Haunted New York

Just in time for Halloween, we thought we would check into the legendary, hauntings of New York.  Nothing says “spooky” quite like a good ghost sighting! Here are a few of NYC best known haunts. There’s nothing like a good ‘ol experience of getting spooked in NYC.

St. Mark’s Church in-the-Bowery
131 E. 10th St., 212-674-6377, East Village, Manhattan
Peter Stuyvesant served as the last Director-General of New Amsterdam (the former name of New York City). Stuyvesant resided on a farm on what is now Stuyvesant Street, that connected it to a chapel (St. Mark’s Church) until his death in 1672. Stuyvesant was buried in a vault, which was permanently sealed in 1953 in the east wall of St. Mark’s Church in-the-Bowery. These days, church attendants have reported hearing the tapping of his wooden peg leg and he has been seen wandering the streets of the East Village. Some even claim he’s spending the afterlife in good company—with the likes of Edgar Allan Poe, Washington Irving and Harry Houdini, who also haunt this famous area of Manhattan.

Washington Square Park
Greenwich Village, Manhattan
Many visitors of this well known park have reported experiences of supernatural forces. Rumor has it that if you walk by the park late at night, you’ll see ghosts hanging from trees, which would make sense if you know the parks history. Located on the Northwest corner of the park is Manhattans oldest tree which has been called the “The Hanging Tree” or the “Hanging Elm” for it’s rumored use as an execution site in early days. Between the executions and the victims from the yellow fever epidemics of the early 19th century, who were also buried in the park, there are an estimated 20,000 bodies under Washington Square.

Bridge Café
279 Water St., 212-227-3344, Financial District, Manhattan
Pirate ghosts? We got those too. Dating back to 1794, the Bridge Café has become the cities oldest bar. Located under the Brooklyn Bridge, it is said that the ghosts of pirates who regularly patronized this bar still haunt the bar to this day. Pop in for a pint and a good scare.

One if by Land, Two if by Sea
17 Barrow St., 212-255-8649, West Village, Manhattan
This restaurant was once the carriage house of Vice President Aaron Burr’s. He is famous for killing Alexander Hamilton in a duel on July 11, 1804. Known experiences have been flying dishes, chairs being pulled out from people and 200 year old paintings falling off the walls.

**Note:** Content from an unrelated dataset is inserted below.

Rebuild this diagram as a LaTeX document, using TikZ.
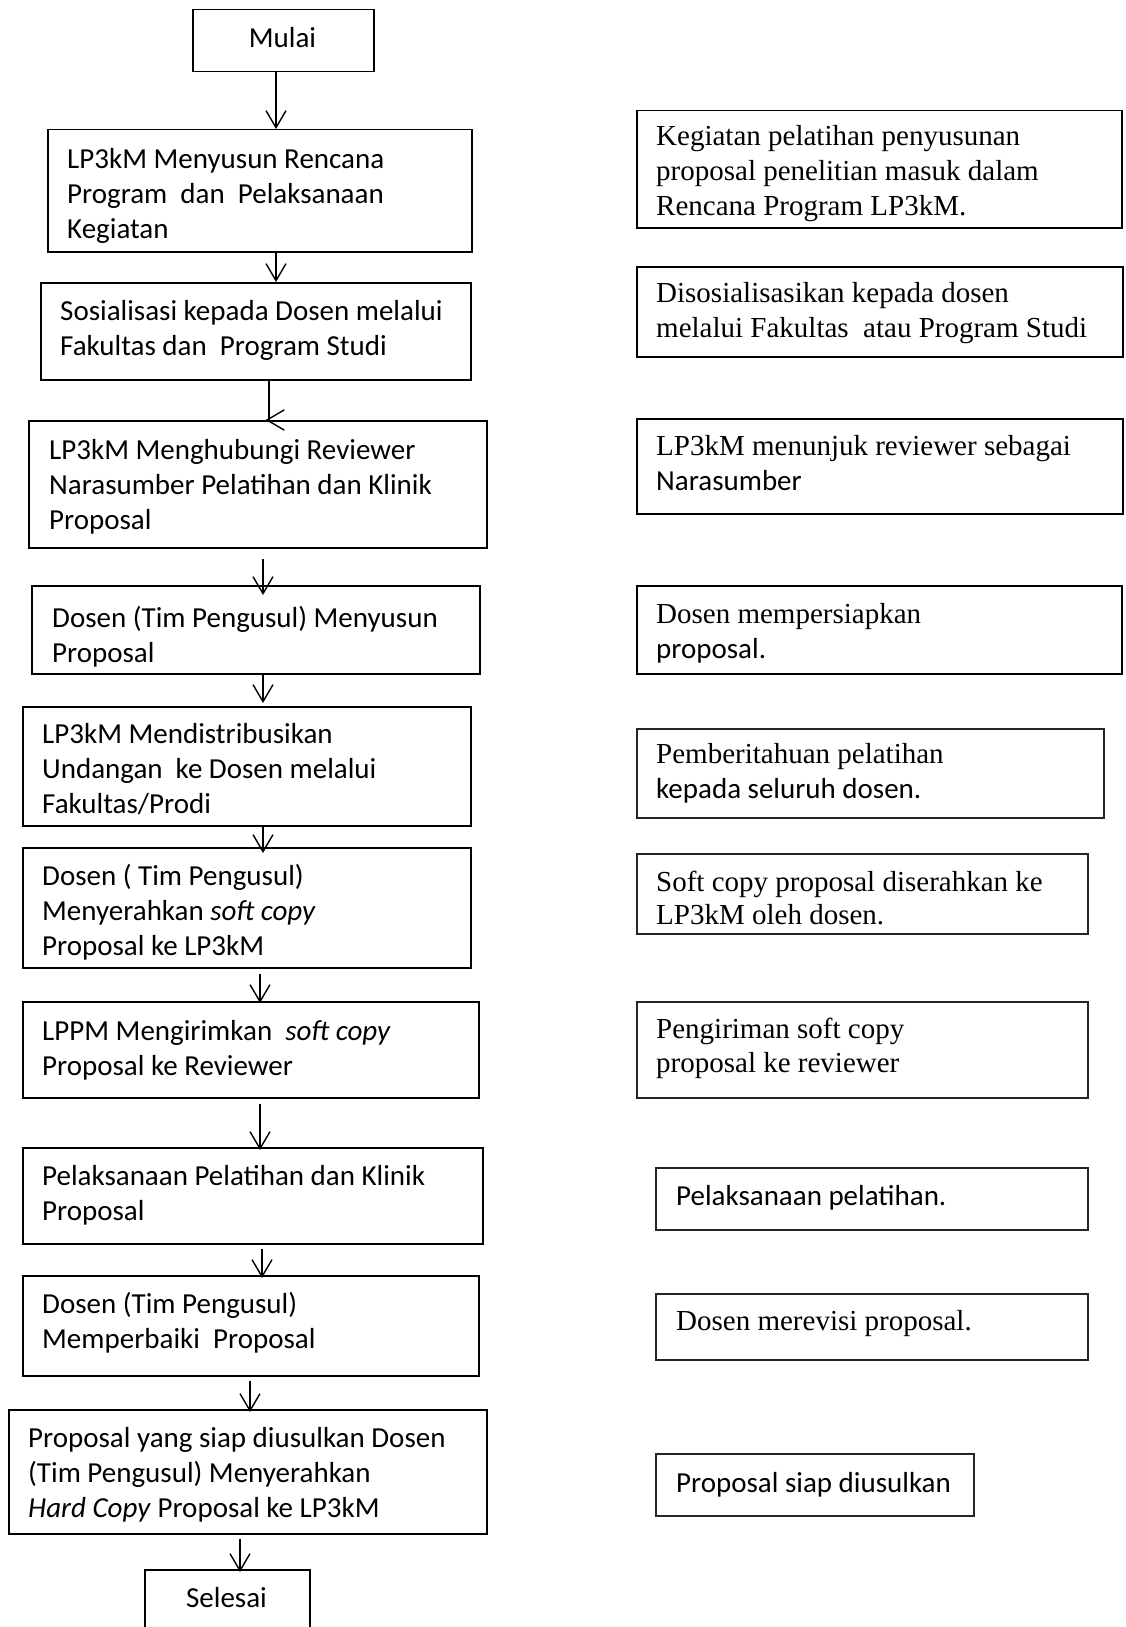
\documentclass[tikz,border=0pt]{standalone}
\usepackage{fontspec}
\setmainfont{Carlito}
\newfontfamily\tnr{Liberation Serif}
\usetikzlibrary{arrows.meta,calc}

\begin{document}
\begin{tikzpicture}[x=1pt,y=-1pt,
  box/.style={draw, line width=1.5pt, anchor=north west, inner sep=0pt},
  rbox/.style={box, draw=black!85},
  % multi-line text is placed by the baseline of its last line
  txt/.style={anchor=base west, align=left, inner sep=0pt, font=\fontsize{29}{35}\selectfont},
  ctxt/.style={anchor=base, inner sep=0pt, font=\fontsize{29}{35}\selectfont},
  flow/.style={line width=1.4pt, -{Straight Barb[length=17pt,width=20pt,line width=1.4pt]}},
  link/.style={line width=1.4pt}
]
\clip (0,0) rectangle (1125,1627);
\path[use as bounding box] (0,0) rectangle (1125,1627);

% ---- left column: process steps ----
\node[box, minimum width=181pt, minimum height=62pt] (start) at (192,9) {};
\node[ctxt] (tstart) at (282.5,48) {Mulai};

\node[box, minimum width=424pt, minimum height=122pt] (b1) at (47,129) {};
\node[txt] (t1) at (67,238) {LP3kM Menyusun Rencana\\Program\ \ dan\ \ Pelaksanaan\\Kegiatan};

\node[box, minimum width=430pt, minimum height=97pt] (b2) at (40,282) {};
\node[txt] (t2) at (60,355) {Sosialisasi kepada Dosen melalui\\Fakultas dan\ \ Program Studi};

\node[box, minimum width=458pt, minimum height=127pt] (b3) at (28,420) {};
\node[txt] (t3) at (49,529) {LP3kM Menghubungi Reviewer\\Narasumber Pelatihan dan Klinik\\Proposal};

\node[box, minimum width=448pt, minimum height=88pt] (b4) at (31,585) {};
\node[txt] (t4) at (52,662) {Dosen (Tim Pengusul) Menyusun\\Proposal};

\node[box, minimum width=448pt, minimum height=119pt] (b5) at (22,706) {};
\node[txt] (t5) at (42,813) {LP3kM Mendistribusikan\\Undangan\ \ ke Dosen melalui\\Fakultas/Prodi};

\node[box, minimum width=448pt, minimum height=120pt] (b6) at (22,847) {};
\node[txt] (t6) at (42,955) {Dosen ( Tim Pengusul)\\Menyerahkan \textit{soft copy}\\Proposal ke LP3kM};

\node[box, minimum width=456pt, minimum height=96pt] (b7) at (22,1001) {};
\node[txt] (t7) at (42,1075) {LPPM Mengirimkan\ \ \textit{soft copy}\\Proposal ke Reviewer};

\node[box, minimum width=460pt, minimum height=96pt] (b8) at (22,1147) {};
\node[txt] (t8) at (42,1220) {Pelaksanaan Pelatihan dan Klinik\\Proposal};

\node[box, minimum width=456pt, minimum height=100pt] (b9) at (22,1275) {};
\node[txt] (t9) at (42,1348) {Dosen (Tim Pengusul)\\Memperbaiki\ \ Proposal};

\node[box, minimum width=478pt, minimum height=124pt] (b10) at (8,1409) {};
\node[txt] (t10) at (28,1517) {Proposal yang siap diusulkan Dosen\\(Tim Pengusul) Menyerahkan\\\textit{Hard Copy} Proposal ke LP3kM};

\node[box, minimum width=165pt, minimum height=80pt] (end) at (144,1569) {};
\node[ctxt] (tend) at (226.5,1607) {Selesai};

% ---- connectors ----
\draw[flow] ($(start.south west)+(84,0)$) -- ($(b1.north west)+(229,0)$);
\draw[flow] ($(b1.south west)+(229,0)$) -- ($(b2.north west)+(236,0)$);
\coordinate (h2) at ($(b3.north west)+(241,0)$);
\draw[link] ($(b2.south west)+(229,0)$) -- (h2);
\draw[link, line cap=round] ($(h2)+(15,-10)$) -- ($(h2)+(-2,0)$) -- ($(h2)+(15,10)$);
\draw[flow] ($(b3.south west)+(235,10)$) -- ($(b4.north west)+(232,10)$);
\draw[flow] ($(b4.south west)+(232,0)$) -- ($(b5.north west)+(241,-3)$);
\draw[flow] ($(b5.south west)+(241,0)$) -- ($(b6.north west)+(241,6)$);
\draw[flow] ($(b6.south west)+(238,5)$) -- ($(b7.north west)+(238,2)$);
\draw[flow] ($(b7.south west)+(238,5)$) -- ($(b8.north west)+(238,3)$);
\draw[flow] ($(b8.south west)+(240,4)$) -- ($(b9.north west)+(240,3)$);
\draw[flow] ($(b9.south west)+(228,4)$) -- ($(b10.north west)+(242,3)$);
\draw[flow] ($(b10.south west)+(232,4)$) -- ($(end.north west)+(96,3)$);

% ---- right column: descriptions ----
\node[box, minimum width=485pt, minimum height=117pt] (r1) at (636,110) {};
\node[txt] (s1) at (656,215) {{\tnr Kegiatan pelatihan penyusunan}\\{\tnr proposal penelitian masuk dalam}\\{\tnr Rencana Program LP3kM.}};

\node[box, minimum width=486pt, minimum height=90pt] (r2) at (636,266) {};
\node[txt] (s2) at (656,337) {{\tnr Disosialisasikan kepada dosen}\\{\tnr melalui Fakultas\ \ atau Program Studi}};

\node[box, minimum width=486pt, minimum height=95pt] (r3) at (636,418) {};
\node[txt] (s3) at (656,490) {{\tnr LP3kM menunjuk reviewer sebagai}\\Narasumber};

\node[box, minimum width=485pt, minimum height=88pt] (r4) at (636,585) {};
\node[txt] (s4) at (656,658) {{\tnr Dosen mempersiapkan}\\proposal.};

\node[rbox, minimum width=467pt, minimum height=89pt] (r5) at (636,728) {};
\node[txt] (s5) at (656,798) {{\tnr Pemberitahuan pelatihan}\\kepada seluruh dosen.};

\node[rbox, minimum width=451pt, minimum height=80pt] (r6) at (636,853) {};
\node[txt] (s6) at (656,924) {{\tnr Soft copy proposal diserahkan ke}\\[-2pt]{\tnr LP3kM oleh dosen.}};

\node[rbox, minimum width=451pt, minimum height=96pt] (r7) at (636,1001) {};
\node[txt] (s7) at (656,1072) {{\tnr Pengiriman soft copy}\\[-1pt]{\tnr proposal ke reviewer}};

\node[rbox, minimum width=432pt, minimum height=62pt] (r8) at (655,1167) {};
\node[txt] (s8) at (676,1205) {Pelaksanaan pelatihan.};

\node[rbox, minimum width=432pt, minimum height=66pt] (r9) at (655,1293) {};
\node[txt] (s9) at (676,1330) {{\tnr Dosen merevisi proposal.}};

\node[rbox, minimum width=318pt, minimum height=62pt] (r10) at (655,1453) {};
\node[txt] (s10) at (676,1492) {Proposal siap diusulkan};
\end{tikzpicture}
\end{document}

Besides these famous places, there are also many celebrity ghosts around the city. Murdered at his home at the Dakota Building on 72nd Street, John Lennon has be rumored to haunt the structure, while at the Chelsea Hotel there have been sightings of poet Dylan Thomas and Sid Vicious’ girlfriend Nancy Spungel, where both met their demise. There’s also the rumor of writer Dorothy Parker taunting small children during her afterlife at the Algonquin Hotel where she dined daily with her literary counterparts and also where her ashes are buried.